Your goal:
Begin at the first line of the data and copy each line through the one containing "Chart.register(...registerables);", that line included, with no pictures.

Provided data:
----------------------------------------
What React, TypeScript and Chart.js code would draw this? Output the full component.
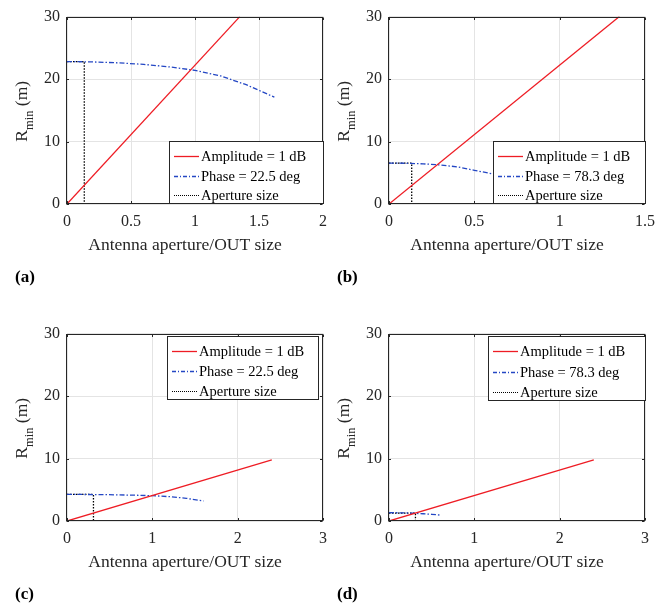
import React, { useEffect, useRef } from 'react';
import { Chart, registerables } from 'chart.js';

Chart.register(...registerables);

const FONT = '"Liberation Serif", "DejaVu Serif", serif';
const TXT = '#262626';
const GRID = '#e4e4e4';
const RED = '#ee1c24';
const BLUE = '#2447c4';

// ---- Panel (a): phase 22.5 deg ----
const ampA_x = [0, 1.35];
const ampA_y = [0, 30];
const phaseA_x = [0, 0.2, 0.4, 0.6, 0.8, 1.0, 1.2, 1.4, 1.62];
const phaseA_y = [22.8, 22.75, 22.6, 22.35, 21.95, 21.4, 20.5, 19.1, 17.1];
const apertureA_x = [0, 0.135, 0.135];
const apertureA_y = [22.8, 22.8, 0];

// ---- Panel (b): phase 78.3 deg ----
const ampB_x = [0, 1.35];
const ampB_y = [0, 30];
const phaseB_x = [0, 0.1, 0.2, 0.3, 0.4, 0.5, 0.6];
const phaseB_y = [6.55, 6.52, 6.43, 6.25, 5.95, 5.4, 4.85];
const apertureB_x = [0, 0.133, 0.133];
const apertureB_y = [6.53, 6.53, 0];

// ---- Panel (c): phase 22.5 deg ----
const ampC_x = [0, 2.4];
const ampC_y = [0, 9.8];
const phaseC_x = [0, 0.4, 0.8, 1.0, 1.2, 1.4, 1.6];
const phaseC_y = [4.26, 4.23, 4.13, 4.05, 3.9, 3.63, 3.2];
const apertureC_x = [0, 0.31, 0.31];
const apertureC_y = [4.25, 4.25, 0];

// ---- Panel (d): phase 78.3 deg ----
const ampD_x = [0, 2.4];
const ampD_y = [0, 9.8];
const phaseD_x = [0, 0.1, 0.2, 0.3, 0.4, 0.5, 0.6];
const phaseD_y = [1.33, 1.32, 1.29, 1.24, 1.16, 1.07, 0.95];
const apertureD_x = [0, 0.31, 0.31];
const apertureD_y = [1.25, 1.25, 0];

// ---- Axis / label texts ----
const Y_MAX = 30;
const Y_STEP = 10;
const X_TITLE = 'Antenna aperture/OUT size';
const AMP_LABEL = 'Amplitude = 1 dB';
const APERTURE_LABEL = 'Aperture size';

type Series = { x: number[]; y: number[] };
type Panel = {
  label: string;
  phaseLabel: string;
  xMax: number;
  xStep: number;
  amp: Series;
  phase: Series;
  aperture: Series;
  left: number;
  top: number;
  width: number;
  height: number;
  legend: { corner: 'br' | 'tr'; rInset: number; vInset: number; w: number; h: number };
};

const PANELS: Panel[] = [
  {
    label: '(a)', phaseLabel: 'Phase = 22.5 deg', xMax: 2, xStep: 0.5,
    amp: { x: ampA_x, y: ampA_y }, phase: { x: phaseA_x, y: phaseA_y }, aperture: { x: apertureA_x, y: apertureA_y },
    left: 0, top: 0, width: 335, height: 300,
    legend: { corner: 'br', rInset: 0, vInset: 1, w: 154, h: 62 },
  },
  {
    label: '(b)', phaseLabel: 'Phase = 78.3 deg', xMax: 1.5, xStep: 0.5,
    amp: { x: ampB_x, y: ampB_y }, phase: { x: phaseB_x, y: phaseB_y }, aperture: { x: apertureB_x, y: apertureB_y },
    left: 322, top: 0, width: 349, height: 300,
    legend: { corner: 'br', rInset: 0, vInset: 1, w: 152, h: 62 },
  },
  {
    label: '(c)', phaseLabel: 'Phase = 22.5 deg', xMax: 3, xStep: 1,
    amp: { x: ampC_x, y: ampC_y }, phase: { x: phaseC_x, y: phaseC_y }, aperture: { x: apertureC_x, y: apertureC_y },
    left: 0, top: 317, width: 335, height: 290,
    legend: { corner: 'tr', rInset: 5, vInset: 1, w: 151, h: 63 },
  },
  {
    label: '(d)', phaseLabel: 'Phase = 78.3 deg', xMax: 3, xStep: 1,
    amp: { x: ampD_x, y: ampD_y }, phase: { x: phaseD_x, y: phaseD_y }, aperture: { x: apertureD_x, y: apertureD_y },
    left: 322, top: 317, width: 349, height: 290,
    legend: { corner: 'tr', rInset: 0, vInset: 1, w: 157, h: 64 },
  },
];

const PLOT_LEFT = 67;
const PLOT_TOP = 14;
const PLOT_W = 256;
const PLOT_BOTTOM = 204;
const X_AXIS_H = 30;

const PHASE_DASH = [5, 2, 1.5, 2];
const DOT_DASH = [1.5, 1.5];

function PanelChart({ p }: { p: Panel }) {
  const ref = useRef<HTMLCanvasElement>(null);

  useEffect(() => {
    const canvas = ref.current!;
    const toPts = (s: Series) => s.x.map((x, i) => ({ x, y: s.y[i] }));

    const deco = {
      id: 'matlabDeco',
      afterDraw(chart: any) {
        const ctx: CanvasRenderingContext2D = chart.ctx;
        const a = chart.chartArea;
        const xs = chart.scales.x;
        const ys = chart.scales.y;
        ctx.save();

        // box
        ctx.strokeStyle = TXT;
        ctx.lineWidth = 1;
        ctx.setLineDash([]);
        const L = Math.round(a.left) - 0.5;
        const R = Math.round(a.right) - 0.5;
        const T = Math.round(a.top) + 0.5;
        const B = Math.round(a.bottom) - 0.5;
        ctx.strokeRect(L, T, R - L, B - T);

        // inward tick marks on all four sides
        const tl = 2.5;
        ctx.beginPath();
        xs.ticks.forEach((t: any) => {
          const px = Math.round(xs.getPixelForValue(t.value)) + 0.5;
          ctx.moveTo(px, B); ctx.lineTo(px, B - tl);
          ctx.moveTo(px, T); ctx.lineTo(px, T + tl);
        });
        ys.ticks.forEach((t: any) => {
          const py = Math.round(ys.getPixelForValue(t.value)) + 0.5;
          ctx.moveTo(L, py); ctx.lineTo(L + tl, py);
          ctx.moveTo(R, py); ctx.lineTo(R - tl, py);
        });
        ctx.stroke();

        // legend
        const lg = p.legend;
        const bx = Math.round(R - lg.rInset - lg.w);
        const by = Math.round(lg.corner === 'br' ? B - lg.vInset - lg.h : T + lg.vInset);
        ctx.fillStyle = '#ffffff';
        ctx.fillRect(bx, by, lg.w, lg.h);
        ctx.strokeStyle = TXT;
        ctx.lineWidth = 1;
        ctx.strokeRect(bx + 0.5, by + 0.5, lg.w, lg.h);
        const items = [
          { text: AMP_LABEL, color: RED, dash: [] as number[], w: 1.3 },
          { text: p.phaseLabel, color: BLUE, dash: [4, 2, 1, 2], w: 1.3 },
          { text: APERTURE_LABEL, color: '#000000', dash: [1, 1], w: 1 },
        ];
        const rowY = [15, 34.5, 54].map((v) => Math.round(v * (lg.h / 62)));
        items.forEach((it, i) => {
          const yy = by + rowY[i] + 0.5;
          ctx.beginPath();
          ctx.strokeStyle = it.color;
          ctx.lineWidth = it.w;
          ctx.setLineDash(it.dash);
          ctx.moveTo(bx + 5, yy);
          ctx.lineTo(bx + 30, yy);
          ctx.stroke();
          ctx.setLineDash([]);
          ctx.fillStyle = '#000000';
          ctx.font = `14.5px ${FONT}`;
          ctx.textBaseline = 'middle';
          ctx.textAlign = 'left';
          ctx.fillText(it.text, bx + 32, yy + 0.5);
        });

        // x axis title
        ctx.fillStyle = TXT;
        ctx.font = `17.5px ${FONT}`;
        ctx.textAlign = 'center';
        ctx.textBaseline = 'middle';
        ctx.fillText(X_TITLE, (a.left + a.right) / 2 - 10, a.bottom + 41);

        // y axis title: R_min (m)
        ctx.save();
        ctx.translate(PLOT_LEFT - 41, (a.top + a.bottom) / 2 + 1);
        ctx.rotate(-Math.PI / 2);
        ctx.textAlign = 'left';
        ctx.textBaseline = 'alphabetic';
        const big = `17.5px ${FONT}`;
        const small = `12.5px ${FONT}`;
        ctx.font = big; const wR = ctx.measureText('R').width;
        ctx.font = small; const wMin = ctx.measureText('min').width;
        ctx.font = big; const wM = ctx.measureText(' (m)').width;
        let x0 = -(wR + wMin + wM) / 2;
        ctx.font = big; ctx.fillText('R', x0, 0.5); x0 += wR;
        ctx.font = small; ctx.fillText('min', x0, 7); x0 += wMin;
        ctx.font = big; ctx.fillText(' (m)', x0, 0.5);
        ctx.restore();

        // panel label
        ctx.fillStyle = '#000000';
        ctx.font = `bold 17px ${FONT}`;
        ctx.textAlign = 'left';
        ctx.textBaseline = 'middle';
        ctx.fillText(p.label, 15, a.bottom + 74);

        ctx.restore();
      },
    };

    const tickFont = { family: FONT, size: 16 };
    const chart = new Chart(canvas, {
      type: 'line',
      data: {
        datasets: [
          { label: AMP_LABEL, data: toPts(p.amp), borderColor: RED, borderWidth: 1.3, pointRadius: 0, tension: 0, fill: false },
          { label: p.phaseLabel, data: toPts(p.phase), borderColor: BLUE, borderWidth: 1.3, borderDash: PHASE_DASH, pointRadius: 0, tension: 0, fill: false },
          { label: APERTURE_LABEL, data: toPts(p.aperture), borderColor: '#000000', borderWidth: 1.3, borderDash: DOT_DASH, pointRadius: 0, tension: 0, fill: false },
        ],
      },
      options: {
        animation: false,
        responsive: false,
        maintainAspectRatio: false,
        devicePixelRatio: 1,
        events: [],
        layout: {
          autoPadding: false,
          padding: {
            left: 0,
            top: PLOT_TOP,
            right: p.width - PLOT_LEFT - PLOT_W,
            bottom: p.height - PLOT_BOTTOM - X_AXIS_H,
          },
        },
        plugins: {
          legend: { display: false },
          tooltip: { enabled: false },
          title: { display: false },
        },
        scales: {
          x: {
            type: 'linear',
            min: 0,
            max: p.xMax,
            ticks: {
              stepSize: p.xStep,
              padding: 8,
              color: TXT,
              font: tickFont,
              maxRotation: 0,
              autoSkip: false,
              callback: (v: any) => String(Math.round(Number(v) * 10) / 10),
            },
            grid: { color: GRID, drawTicks: false, lineWidth: 1 },
            border: { display: false },
            afterFit: (s: any) => { s.height = X_AXIS_H; },
          },
          y: {
            type: 'linear',
            min: 0,
            max: Y_MAX,
            ticks: {
              stepSize: Y_STEP,
              padding: 7,
              color: TXT,
              font: tickFont,
              callback: (v: any) => String(v),
            },
            grid: { color: GRID, drawTicks: false, lineWidth: 1 },
            border: { display: false },
            afterFit: (s: any) => { s.width = PLOT_LEFT; },
          },
        },
      } as any,
      plugins: [deco],
    });
    return () => chart.destroy();
  }, [p]);

  return (
    <canvas
      ref={ref}
      width={p.width}
      height={p.height}
      style={{ position: 'absolute', left: p.left, top: p.top, width: p.width, height: p.height }}
    />
  );
}

export default function App() {
  return (
    <div
      style={{
        position: 'fixed', left: 0, top: 0, width: 671, height: 607,
        background: '#ffffff', overflow: 'hidden',
      }}
    >
      {PANELS.map((p) => (
        <PanelChart key={p.label} p={p} />
      ))}
    </div>
  );
}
----------------------------------------
Result:
What React, TypeScript and Chart.js code would draw this? Output the full component.
import React, { useEffect, useRef } from 'react';
import { Chart, registerables } from 'chart.js';

Chart.register(...registerables);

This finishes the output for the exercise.